Tin prices reached record highs this Friday, with the Shanghai Futures Exchange contract jumping to 288,000 yuan per metric tonne ($44,500 per mt), as inventories in both LME and ShFE were nearing all-time lows of 1180 and 1700 metric tonnes respectively. The price of magnesium, a metal used in the aerospace and automotive industry and produced predominantly in China, has surged to its highest level since 2008, at $4,700 per metric ton, on the back of widespread closures in Chinese smelters, OilPrices reports. 

Brazil’s leading mining company Vale will pay $7.6 billion in H1 dividends, setting a $1.54 per share price and surprising analysts with its highest payout since the 2019 Brumadinho dam catastrophe.

Vitol moves into EV infrastructure. Oil trading major Vitol has formed a partnership with China’s BYD, pledging an initial $250 million to expand electric vehicle infrastructure and charging grids, having already invested into EV charging infrastructure in Colombia. 

German carmakers sued for not doing enough on climate. Germany’s leading car makers BMW and Daimler were sued by a local NGO that claims they refuse to tighten their carbon emissions target and should stop producing cars running on fossil fuels by 2030. 

BASF boosts battery recycling segment. Germany’s leading chemicals firm BASF has been developing a global network for the reuse of cathode materials in a bid to recycle metals used in EV batteries such as cobalt and nickel as their supply becomes harder to come by.

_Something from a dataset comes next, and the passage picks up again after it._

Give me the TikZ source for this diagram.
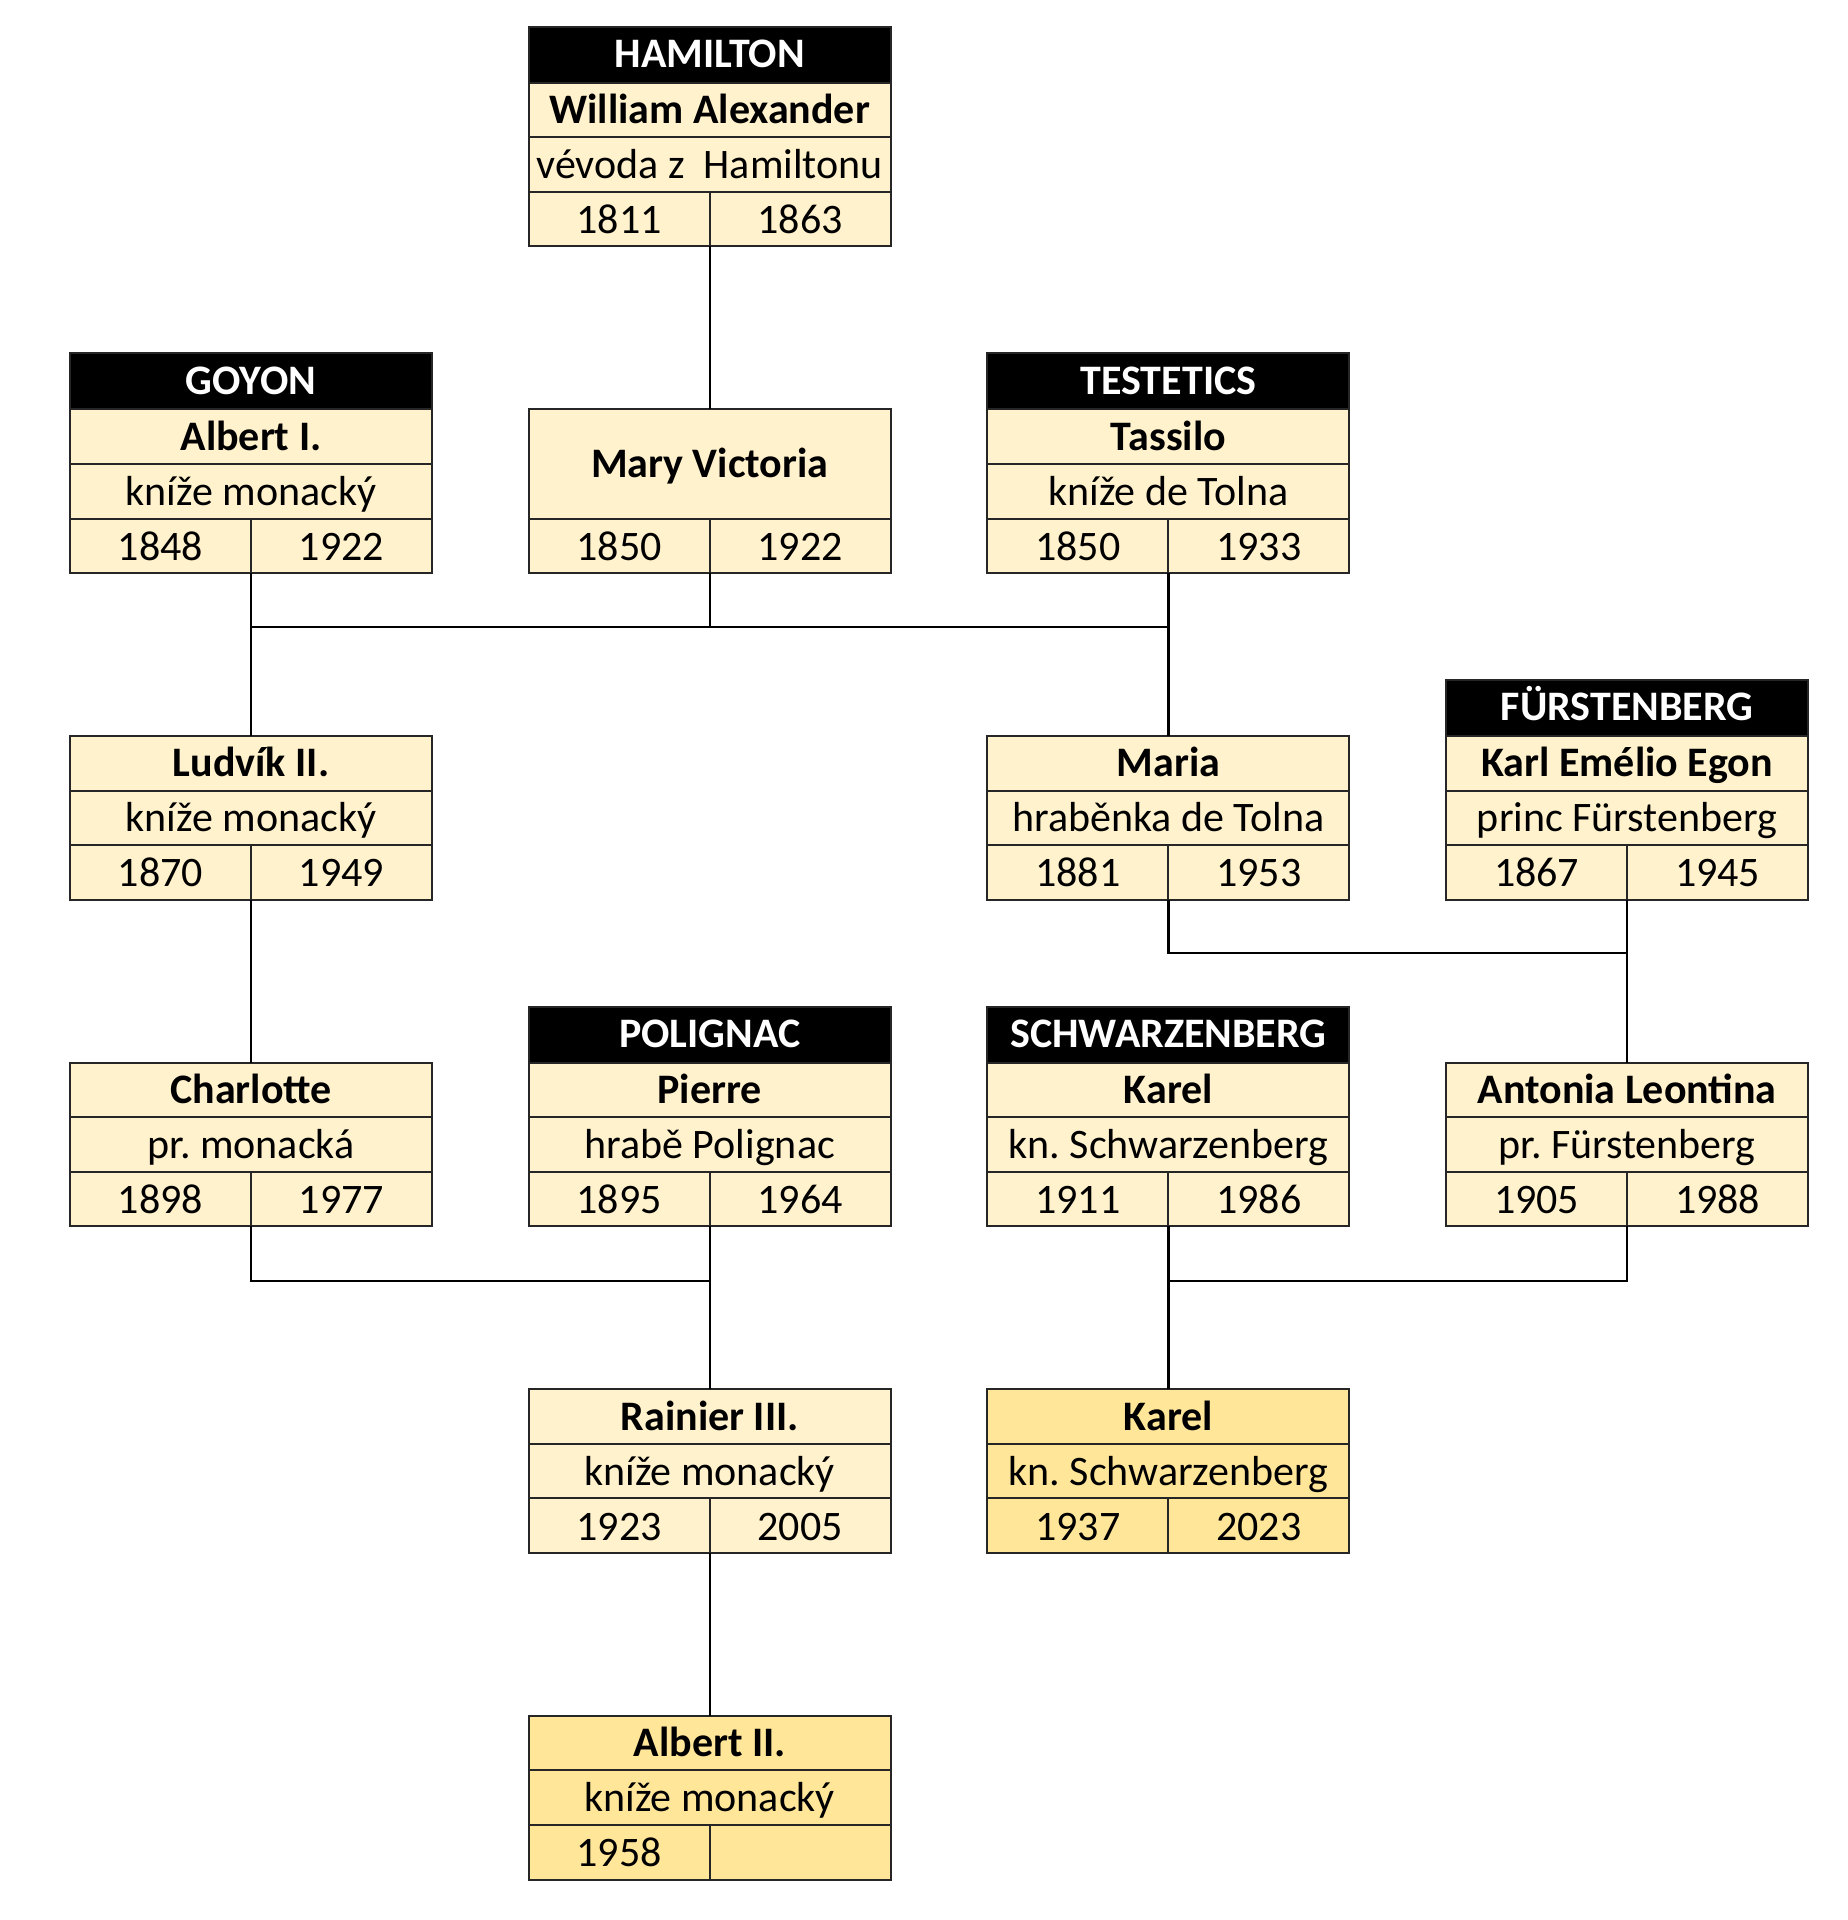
\documentclass[tikz,border=0pt]{standalone}
\usepackage{fontspec}
\setmainfont{Carlito}
\frenchspacing
\definecolor{cream}{HTML}{FFF2CC}
\definecolor{gold}{HTML}{FFE699}
\tikzset{
  x=0.5pt, y=-0.5pt,
  pbox/.style={draw=black!85, line width=1pt, minimum width=181pt, minimum height=81.9pt, inner sep=0pt, outer sep=0pt, anchor=north west},
  hbox/.style={draw=black!85, fill=black, line width=1pt, minimum width=181pt, minimum height=28pt, inner sep=0pt, outer sep=0pt, anchor=south west},
  grid/.style={draw=black!85, line width=1pt},
  conn/.style={draw=black, line width=1.1pt},
  tx/.style={anchor=base, inner sep=0pt, font=\fontsize{21}{23}\selectfont},
  nm/.style={tx, font=\fontsize{21}{23}\selectfont\bfseries},
  hd/.style={tx, text=white, font=\fontsize{21}{23}\selectfont\bfseries},
}
% #1 name, #2 left, #3 top, #4 fill, #5 first name, #6 title, #7 born, #8 died
\newcommand\personbox[8]{%
  \begin{scope}[shift={(#2,#3)}]
    \node[pbox, fill=#4] (#1) at (0,0) {};
    \draw[grid] (0,54.6) -- (362,54.6) (0,109.2) -- (362,109.2) (181,109.2) -- (181,163.8);
    \node[nm] (#1-n) at (181,41) {#5};
    \node[tx] (#1-t) at (181,96) {#6};
    \node[tx] (#1-b) at (90.5,151) {#7};
    \node[tx] (#1-d) at (271.5,151) {#8};
  \end{scope}}
% #1 name, #2 left, #3 top of person box, #4 family
\newcommand\familyhead[4]{%
  \begin{scope}[shift={(#2,#3)}]
    \node[hbox] (#1) at (0,0) {};
    \node[hd] (#1-f) at (181,-15) {#4};
  \end{scope}}
\begin{document}
\begin{tikzpicture}
\useasboundingbox[fill=white] (0,0) rectangle (1847,1920);
\coordinate (j1) at (0,627);
\coordinate (j2) at (0,953);
\coordinate (j3) at (0,1281);

% tier 1
\familyhead{hamh}{528.7}{82.7}{HAMILTON}
\personbox{hamilton}{528.7}{82.7}{cream}{William Alexander}{vévoda z\ \ Hamiltonu}{1811}{1863}

% tier 2
\familyhead{goyh}{70}{409.3}{GOYON}
\personbox{albert1}{70}{409.3}{cream}{Albert I.}{kníže monacký}{1848}{1922}
\begin{scope}[shift={(528.7,409.3)}]
  \node[pbox, fill=cream] (mary) at (0,0) {};
  \draw[grid] (0,109.2) -- (362,109.2) (181,109.2) -- (181,163.8);
  \node[nm] (mary-n) at (181,68) {Mary Victoria};
  \node[tx] (mary-b) at (90.5,151) {1850};
  \node[tx] (mary-d) at (271.5,151) {1922};
\end{scope}
\familyhead{testh}{987.4}{409.3}{TESTETICS}
\personbox{tassilo}{987.4}{409.3}{cream}{Tassilo}{kníže de Tolna}{1850}{1933}

% tier 3
\personbox{ludvik}{70}{735.9}{cream}{Ludvík II.}{kníže monacký}{1870}{1949}
\personbox{maria}{987.4}{735.9}{cream}{Maria}{hraběnka de Tolna}{1881}{1953}
\familyhead{fursth}{1446.1}{735.9}{FÜRSTENBERG}
\personbox{karlemil}{1446.1}{735.9}{cream}{Karl Emélio Egon}{princ Fürstenberg}{1867}{1945}

% tier 4
\personbox{charlotte}{70}{1062.5}{cream}{Charlotte}{pr. monacká}{1898}{1977}
\familyhead{polh}{528.7}{1062.5}{POLIGNAC}
\personbox{pierre}{528.7}{1062.5}{cream}{Pierre}{hrabě Polignac}{1895}{1964}
\familyhead{schh}{987.4}{1062.5}{SCHWARZENBERG}
\personbox{karel1}{987.4}{1062.5}{cream}{Karel}{kn. Schwarzenberg}{1911}{1986}
\personbox{antonia}{1446.1}{1062.5}{cream}{Antonia Leontina}{pr. Fürstenberg}{1905}{1988}

% tier 5
\personbox{rainier}{528.7}{1389.1}{cream}{Rainier III.}{kníže monacký}{1923}{2005}
\personbox{karel2}{987.4}{1389.1}{gold}{Karel}{kn. Schwarzenberg}{1937}{2023}

% tier 6
\personbox{albert2}{528.7}{1715.7}{gold}{Albert II.}{kníže monacký}{1958}{}

% connectors
\draw[conn] (hamilton.south) -- (mary.north);
\draw[conn] (albert1.south) -- (ludvik.north);
\draw[conn] (tassilo.south) -- (maria.north);
\draw[conn] (albert1.south |- j1) -- (tassilo.south |- j1);
\draw[conn] (mary.south) -- (mary.south |- j1);
\draw[conn] (ludvik.south) -- (charlotte.north);
\draw[conn] (maria.south) -- (maria.south |- j2) -- (karlemil.south |- j2);
\draw[conn] (karlemil.south) -- (antonia.north);
\draw[conn] (charlotte.south) -- (charlotte.south |- j3) -- (pierre.south |- j3);
\draw[conn] (pierre.south) -- (rainier.north);
\draw[conn] (antonia.south) -- (antonia.south |- j3) -- (karel1.south |- j3);
\draw[conn] (karel1.south) -- (karel2.north);
\draw[conn] (rainier.south) -- (albert2.north);
\end{tikzpicture}
\end{document}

Leading wind turbine producer Vestas will cease production at three factories in Germany, Spain, and Denmark in a bid to integrate onshore and offshore business, possibly hinting at the European wind sector experiencing difficulties amidst high commodity prices. 

UK sees a nuclear way forward. The government of Great Britain initiated nuclear talks with US nuclear firm Westinghouse to build a new atomic plant in Wylfa, Northern Wales on the back of the ongoing energy crunch, reviving an erstwhile Hitachi project that ran aground last year, OilPrice said.